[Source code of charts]
——

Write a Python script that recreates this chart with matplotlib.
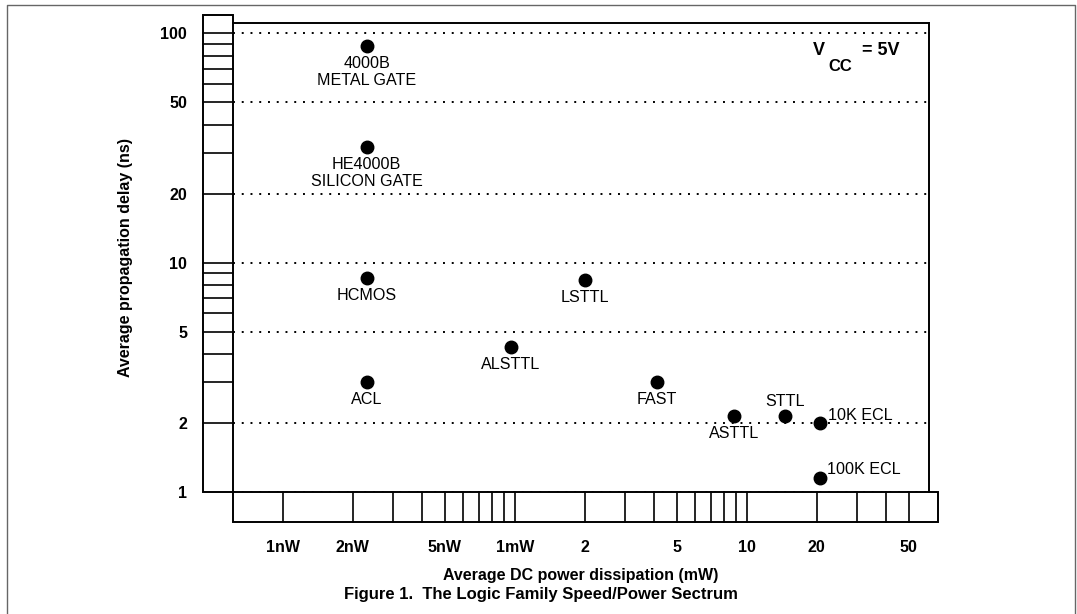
"""Logic family speed/power spectrum (datasheet Figure 1) redrawn with matplotlib."""

import matplotlib

matplotlib.use("Agg")
import matplotlib.pyplot as plt
from matplotlib.lines import Line2D
from matplotlib.ticker import NullLocator

plt.rcParams["font.family"] = ["Liberation Sans", "DejaVu Sans"]

# logic families
families = [
    "4000B\nMETAL GATE",
    "HE4000B\nSILICON GATE",
    "HCMOS",
    "ACL",
    "ALSTTL",
    "LSTTL",
    "FAST",
    "ASTTL",
    "STTL",
    "10K ECL",
    "100K ECL",
]
power = [2.3, 2.3, 2.3, 2.3, 0.96, 2.0, 4.1, 8.8, 14.6, 20.7, 20.7]
power_unit = ["nW", "nW", "nW", "nW", "mW", "mW", "mW", "mW", "mW", "mW", "mW"]
delay_ns = [88, 32, 8.6, 3.0, 4.3, 8.4, 3.0, 2.13, 2.13, 2.0, 1.15]

# the power scale runs one nW decade, then carries on in mW ("1mW" sits where 10nW would)
x_tick_pos = [1, 2, 5, 10, 20, 50, 100, 200, 500]
x_tick_labels = ["1nW", "2nW", "5nW", "1mW", "2", "5", "10", "20", "50"]
y_ticks = [1, 2, 5, 10, 20, 50, 100]
y_tick_labels = ["1", "2", "5", "10", "20", "50", "100"]
x_ruler = list(range(1, 11)) + list(range(20, 101, 10)) + [200, 300, 400, 500]
y_ruler = list(range(2, 11)) + list(range(20, 101, 10))


def scale_pos(value, unit):
    return value if unit == "nW" else value * 10


# label placement per point: (dx px, dy px, ha, va)
below = (0, -10, "center", "top")
label_place = [below] * 8 + [
    (0, 7, "center", "bottom"),
    (8, 3, "left", "baseline"),
    (7, 4, "left", "baseline"),
]

W, H = 1077, 614
fig = plt.figure(figsize=(W / 100, H / 100), dpi=100)
ax = fig.add_axes([233 / W, 1 - 491.7 / H, 696 / W, 468.4 / H])
ax.set_xscale("log")
ax.set_yscale("log")

xlim = (0.61, 611)
ylim = (1, 110.6)
x_ruler_end = 668
y_ruler_top = 120.5
rw = 30 / 696
rh = 30.5 / 468.4
lw_box = 1.4
lw_rule = 1.2

for s in ax.spines.values():
    s.set_linewidth(lw_box)

ax.grid(axis="y", which="major", color="black", linestyle=(0, (1, 3.5)), linewidth=1.4)
ax.set_axisbelow(True)

# left ruler (y scale)
yt = ax.get_yaxis_transform()
ax.plot([0, -rw, -rw, 0, 0], [1, 1, y_ruler_top, y_ruler_top, ylim[1]],
        transform=yt, color="black", lw=lw_box, clip_on=False, solid_joinstyle="miter")
for v in y_ruler:
    ax.plot([-rw, 0], [v, v], transform=yt, color="black", lw=lw_rule, clip_on=False)

# bottom ruler (x scale)
xt = ax.get_xaxis_transform()
ax.plot([xlim[0], xlim[0], x_ruler_end, x_ruler_end, xlim[1]], [0, -rh, -rh, 0, 0],
        transform=xt, color="black", lw=lw_box, clip_on=False, solid_joinstyle="miter")
for u in x_ruler:
    ax.plot([u, u], [-rh, 0], transform=xt, color="black", lw=lw_rule, clip_on=False)

xs = [scale_pos(p, u) for p, u in zip(power, power_unit)]
ax.plot(xs, delay_ns, "o", color="black", ms=9, ls="none", clip_on=False, zorder=4)

for name, x, y, (dx, dy, ha, va) in zip(families, xs, delay_ns, label_place):
    ax.annotate(name, (x, y), xytext=(dx, dy), textcoords="offset pixels",
                ha=ha, va=va, fontsize=11.6, linespacing=1.15)

ax.set_xticks(x_tick_pos, x_tick_labels, fontsize=11.5, fontweight="bold")
ax.set_yticks(y_ticks, y_tick_labels, fontsize=11.5, fontweight="bold")
ax.xaxis.set_minor_locator(NullLocator())
ax.yaxis.set_minor_locator(NullLocator())
ax.tick_params(axis="both", which="both", length=0)
ax.tick_params(axis="y", pad=33)
ax.tick_params(axis="x", pad=35)

ax.set_xlim(*xlim)
ax.set_ylim(*ylim)

ax.set_xlabel("Average DC power dissipation (mW)", fontsize=11.5, fontweight="bold")
ax.xaxis.set_label_coords(0.5, -0.163)
ax.set_ylabel("Average propagation delay (ns)", fontsize=11.5, fontweight="bold")
ax.yaxis.set_label_coords(-0.144, 0.5)

fig.text(813 / W, 1 - 55 / H, "V", ha="left", va="baseline", fontsize=13, fontweight="bold")
fig.text(828 / W, 1 - 71 / H, "CC", ha="left", va="baseline", fontsize=12, fontweight="bold")
fig.text(862 / W, 1 - 55 / H, "= 5V", ha="left", va="baseline", fontsize=13, fontweight="bold")

fig.text(541 / W, 1 - 594 / H, "Figure 1.  The Logic Family Speed/Power Sectrum",
         ha="center", va="center", fontsize=12, fontweight="bold")

# thin page frame around the figure
fig.add_artist(Line2D([6.7 / W, 6.7 / W, 1075 / W, 1075 / W], [0, 1 - 5 / H, 1 - 5 / H, 0],
                      transform=fig.transFigure, color="#666666", lw=1))

fig.savefig("out.png", dpi=100)
plt.close(fig)
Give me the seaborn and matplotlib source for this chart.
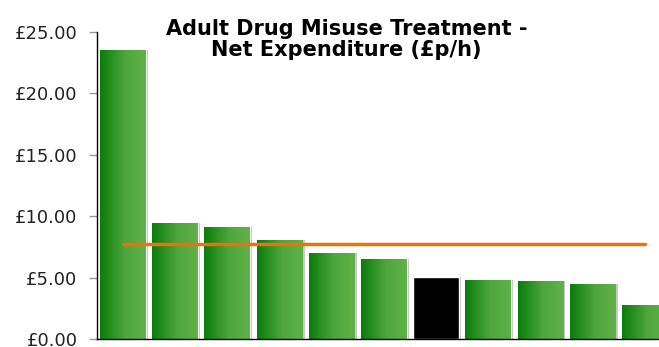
import numpy as np
import pandas as pd
import matplotlib
matplotlib.use("Agg")
import matplotlib.pyplot as plt
from matplotlib.colors import LinearSegmentedColormap
import seaborn as sns

# --- data ---
areas = [f"Area {i+1}" for i in range(11)]
spend = [23.55, 9.45, 9.12, 8.06, 7.00, 6.50, 5.05, 4.82, 4.72, 4.48, 2.77]
highlight = [False, False, False, False, False, False, True, False, False, False, False]
average = 7.77
yticks = [0, 5, 10, 15, 20, 25]

df = pd.DataFrame({"area": areas, "spend": spend, "highlight": highlight})

sns.set_style("white")
plt.rcParams['font.family'] = ['DejaVu Sans']

fig = plt.figure(figsize=(6.59, 3.47), dpi=100)
ax = fig.add_axes([97 / 659, 8 / 347, (671 - 97) / 659, (339 - 32) / 347])

sns.barplot(data=df, x="area", y="spend", hue="highlight",
            palette={False: "#2e8f22", True: "black"}, dodge=False,
            width=0.88, legend=False, ax=ax, saturation=1)

# gradient fill for the green bars
green = LinearSegmentedColormap.from_list(
    "g", [(0, "#0b7d0b"), (0.55, "#4ea63c"), (1, "#5fb247")])
grad = np.linspace(0, 1, 64).reshape(1, -1)
for patch in list(ax.patches):
    x0, y0 = patch.get_x(), patch.get_y()
    w, h = patch.get_width(), patch.get_height()
    if h <= 0:
        continue
    idx = int(round(x0 + w / 2))
    # faint shadow on the right edge
    ax.bar(x0 + w + 0.012, h, width=0.025, bottom=y0, align="edge",
           color="#c8c8c8", zorder=1.5, linewidth=0)
    if highlight[idx]:
        continue
    im = ax.imshow(grad, cmap=green, aspect="auto",
                   extent=[x0, x0 + w, y0, y0 + h], zorder=2.5)
    im.set_clip_path(patch)

# average line from first to last bar centre
ax.plot([0, len(spend) - 1], [average, average], color="#e8720c", lw=2.5, zorder=4)

ax.set_xlim(-0.5, len(spend) - 0.5)
ax.set_ylim(0, 25)
ax.set_yticks(yticks)
ax.set_yticklabels([f"£{v:.2f}" for v in yticks], fontsize=13, color="#222222")
ax.set_xticks([])
ax.set_xlabel("")
ax.set_ylabel("")
ax.tick_params(axis="y", left=True, length=6, width=1, color="#999999", pad=8)
for s in ["top", "right"]:
    ax.spines[s].set_visible(False)
ax.spines["left"].set_color("black")
ax.spines["bottom"].set_color("black")
ax.spines["left"].set_linewidth(1)
ax.spines["bottom"].set_linewidth(1)

fig.text(346.5 / 659, 1 - 19 / 347,
         "Adult Drug Misuse Treatment -\nNet Expenditure (£p/h)",
         ha="center", va="top", fontsize=15, fontweight="bold",
         color="black", linespacing=1.05)

fig.savefig("out.png", dpi=100)
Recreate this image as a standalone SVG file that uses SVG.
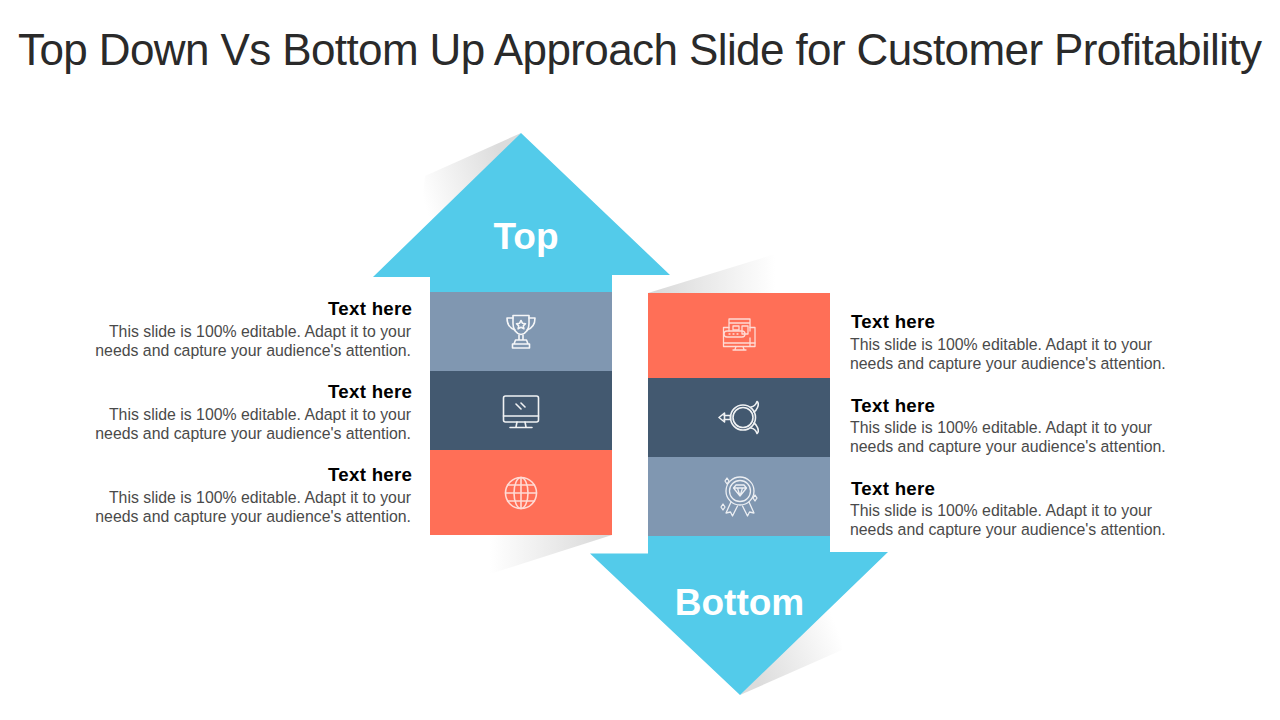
<svg xmlns="http://www.w3.org/2000/svg" width="1280" height="720" viewBox="0 0 1280 720">
<style>
text{font-family:"Liberation Sans",Arial,sans-serif}
.title{font-size:44px;fill:#2a2a2a}
.head{font-size:18.7px;font-weight:700;fill:#000}
.body{font-size:15.85px;fill:#4a4a4a}
.end{text-anchor:end}
.big{font-size:37px;font-weight:700;fill:#fff;text-anchor:middle}
.ico{fill:none;stroke:#fff;stroke-width:1.6;stroke-linecap:round;stroke-linejoin:round;opacity:.92}
.ico2{fill:none;stroke:#fff;stroke-width:1.3;stroke-linecap:round;stroke-linejoin:round;opacity:.85}
.arrow{fill:#53cbea}
.slate{fill:#8097b1}
.navy{fill:#435970}
.coral{fill:#ff6f57}
</style>
<defs>
<linearGradient id="g1" gradientUnits="userSpaceOnUse" x1="505" y1="170" x2="422" y2="195"><stop offset="0" stop-color="#dcdcdc"/><stop offset="1" stop-color="#fff"/></linearGradient>
<linearGradient id="g2" gradientUnits="userSpaceOnUse" x1="650" y1="0" x2="775" y2="0"><stop offset="0" stop-color="#d8d8d8"/><stop offset="1" stop-color="#fff"/></linearGradient>
<linearGradient id="g3" gradientUnits="userSpaceOnUse" x1="610" y1="0" x2="490" y2="0"><stop offset="0" stop-color="#d8d8d8"/><stop offset="1" stop-color="#fff"/></linearGradient>
<linearGradient id="g4" gradientUnits="userSpaceOnUse" x1="755" y1="675" x2="842" y2="640"><stop offset="0" stop-color="#dcdcdc"/><stop offset="1" stop-color="#fff"/></linearGradient>
</defs>
<rect width="1280" height="720" fill="#fff"/>
<text class="title" x="18" y="65" textLength="1244" lengthAdjust="spacing">Top Down Vs Bottom Up Approach Slide for Customer Profitability</text>

<g id="shadows">
<polygon points="521,133 425,176 418,245" fill="url(#g1)"/>
<polygon points="648,293 775,254 775,293" fill="url(#g2)"/>
<polygon points="612,535 490,574 490,535" fill="url(#g3)"/>
<polygon points="740,695 842,650 845,590" fill="url(#g4)"/>
</g>

<g id="arrow-top">
<polygon class="arrow" points="521,133 670,275 612,275 612,292 430,292 430,277 373,277"/>
<text class="big" x="526" y="248.500">Top</text>
</g>
<g id="arrow-bottom">
<polygon class="arrow" points="648,536 830,536 830,552 888,552 740,695 590,553.500 648,553.500"/>
<text class="big" x="739.500" y="614.500">Bottom</text>
</g>

<g id="node-left-1">
<rect class="slate" x="430" y="292" width="182" height="79"/>
<g class="ico">
<path d="M513 315.500h16v8c0 6-3 10-8 11c-5-1-8-5-8-11z"/>
<path d="M513 318h-6c0 6 2 10 8 12M529 318h6c0 6-2 10-8 12"/>
<path d="M519 335v5h4v-5M515.500 340h11l1.500 4h-14zM512.500 344h17v4h-17z"/>
<path d="M521 320.500l1.500 2.800 3 .4-2.200 2.100.6 3-2.900-1.500-2.900 1.500.6-3-2.200-2.100 3-.4z"/>
</g>
<text class="head end" x="412" y="314.500" textLength="84">Text here</text>
<text class="body end" x="411" y="337">This slide is 100% editable. Adapt it to your</text>
<text class="body end" x="411" y="356">needs and capture your audience's attention.</text>
</g>
<g id="node-left-2">
<rect class="navy" x="430" y="371" width="182" height="79"/>
<g class="ico">
<rect x="503.500" y="396" width="35" height="26" rx="2"/>
<path d="M503.500 416h35M517 422l-1 5M525 422l1 5M510 427.500h22M516 404l5 5M521 403l4 4"/>
</g>
<text class="head end" x="412" y="397.500" textLength="84">Text here</text>
<text class="body end" x="411" y="420">This slide is 100% editable. Adapt it to your</text>
<text class="body end" x="411" y="439">needs and capture your audience's attention.</text>
</g>
<g id="node-left-3">
<rect class="coral" x="430" y="450" width="182" height="85"/>
<g class="ico" style="opacity:.75">
<circle cx="521" cy="493" r="15.500"/>
<ellipse cx="521" cy="493" rx="7" ry="15.500"/>
<path d="M521 477.500v31M505.500 493h31M507.500 485h27M507.500 501h27"/>
</g>
<text class="head end" x="412" y="480.500" textLength="84">Text here</text>
<text class="body end" x="411" y="503">This slide is 100% editable. Adapt it to your</text>
<text class="body end" x="411" y="522">needs and capture your audience's attention.</text>
</g>

<g id="node-right-1">
<rect class="coral" x="648" y="293" width="182" height="85"/>
<g class="ico2" style="opacity:.75">
<path d="M729 331v-12h21v12M729 323h21M750 338v8"/>
<path d="M729 327.500h-5.500v19h31.500v-19h-5"/>
<path d="M723.500 343h31.500M736 346.500l-1 3M743 346.500l1 3M733 350h13"/>
<path d="M733 326h6v4h-6zM742 326h6v8h-6z"/>
<rect x="724" y="331" width="21" height="6" rx="3"/>
<path d="M729 334h1M733 334h1M737 334h1"/>
</g>
<text class="head" x="851" y="327.500" textLength="84">Text here</text>
<text class="body" x="850" y="350">This slide is 100% editable. Adapt it to your</text>
<text class="body" x="850" y="369">needs and capture your audience's attention.</text>
</g>
<g id="node-right-2">
<rect class="navy" x="648" y="378" width="182" height="79"/>
<g class="ico">
<circle cx="743" cy="417.500" r="12.500"/>
<circle cx="743" cy="417.500" r="10"/>
<path d="M724 415.500h6.500M724 419.500h6.500M730.500 415.500v4M724.500 413l-5.500 4.500 5.500 4.500z"/>
<path d="M751 407c3-.5 5-2.500 6-5.500c1.500 1 1.500 3.500 .5 6c-.8 2-2 3.500-3.500 4.500"/>
<path d="M751 428c3 .5 5 2.500 6 5.500c1.500-1 1.500-3.500 .5-6c-.8-2-2-3.500-3.500-4.500"/>
</g>
<text class="head" x="851" y="411.500" textLength="84">Text here</text>
<text class="body" x="850" y="433">This slide is 100% editable. Adapt it to your</text>
<text class="body" x="850" y="452">needs and capture your audience's attention.</text>
</g>
<g id="node-right-3">
<rect class="slate" x="648" y="457" width="182" height="79"/>
<g class="ico2">
<circle cx="740" cy="491" r="14"/>
<circle cx="740" cy="491" r="10.500"/>
<path d="M733.500 488l2.500-3h8l2.500 3-6.500 8zM733.500 488h13M737.500 488l2.500 8 2.500-8"/>
<path d="M731 502l-5 11 4.500-1 2 4 5-10M749 502l5 11-4.500-1-2 4-5-10"/>
<path d="M727 478l2 3-2 3-2-3zM723 504l2 3-2 3-2-3zM755 495l2 3-2 3-2-3z"/>
</g>
<text class="head" x="851" y="494.500" textLength="84">Text here</text>
<text class="body" x="850" y="516">This slide is 100% editable. Adapt it to your</text>
<text class="body" x="850" y="535">needs and capture your audience's attention.</text>
</g>
</svg>
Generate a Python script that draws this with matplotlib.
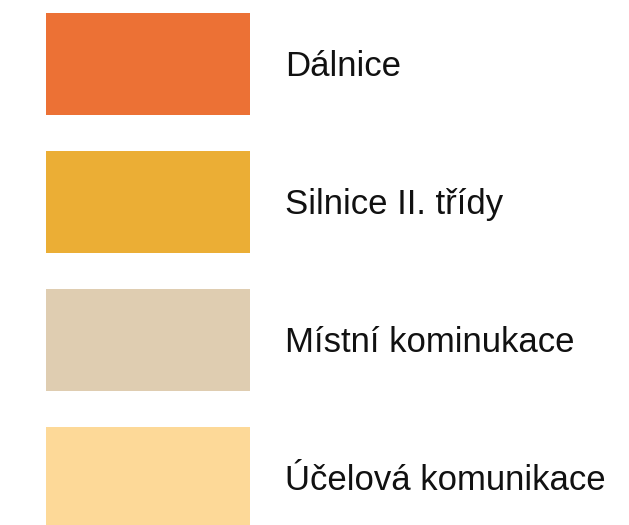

——

**SHORT PROBLEM:** Make an exact copy of the lines from the one holding "Give me the" through the one holding "width=0.88, legend=False, ax=ax, saturation=1)", end lines included, without the pictures.

**WRITTEN RESPONSE:**
Give me the seaborn and matplotlib source for this chart.
import numpy as np
import pandas as pd
import matplotlib
matplotlib.use("Agg")
import matplotlib.pyplot as plt
from matplotlib.colors import LinearSegmentedColormap
import seaborn as sns

# --- data ---
areas = [f"Area {i+1}" for i in range(11)]
spend = [23.55, 9.45, 9.12, 8.06, 7.00, 6.50, 5.05, 4.82, 4.72, 4.48, 2.77]
highlight = [False, False, False, False, False, False, True, False, False, False, False]
average = 7.77
yticks = [0, 5, 10, 15, 20, 25]

df = pd.DataFrame({"area": areas, "spend": spend, "highlight": highlight})

sns.set_style("white")
plt.rcParams['font.family'] = ['DejaVu Sans']

fig = plt.figure(figsize=(6.59, 3.47), dpi=100)
ax = fig.add_axes([97 / 659, 8 / 347, (671 - 97) / 659, (339 - 32) / 347])

sns.barplot(data=df, x="area", y="spend", hue="highlight",
            palette={False: "#2e8f22", True: "black"}, dodge=False,
            width=0.88, legend=False, ax=ax, saturation=1)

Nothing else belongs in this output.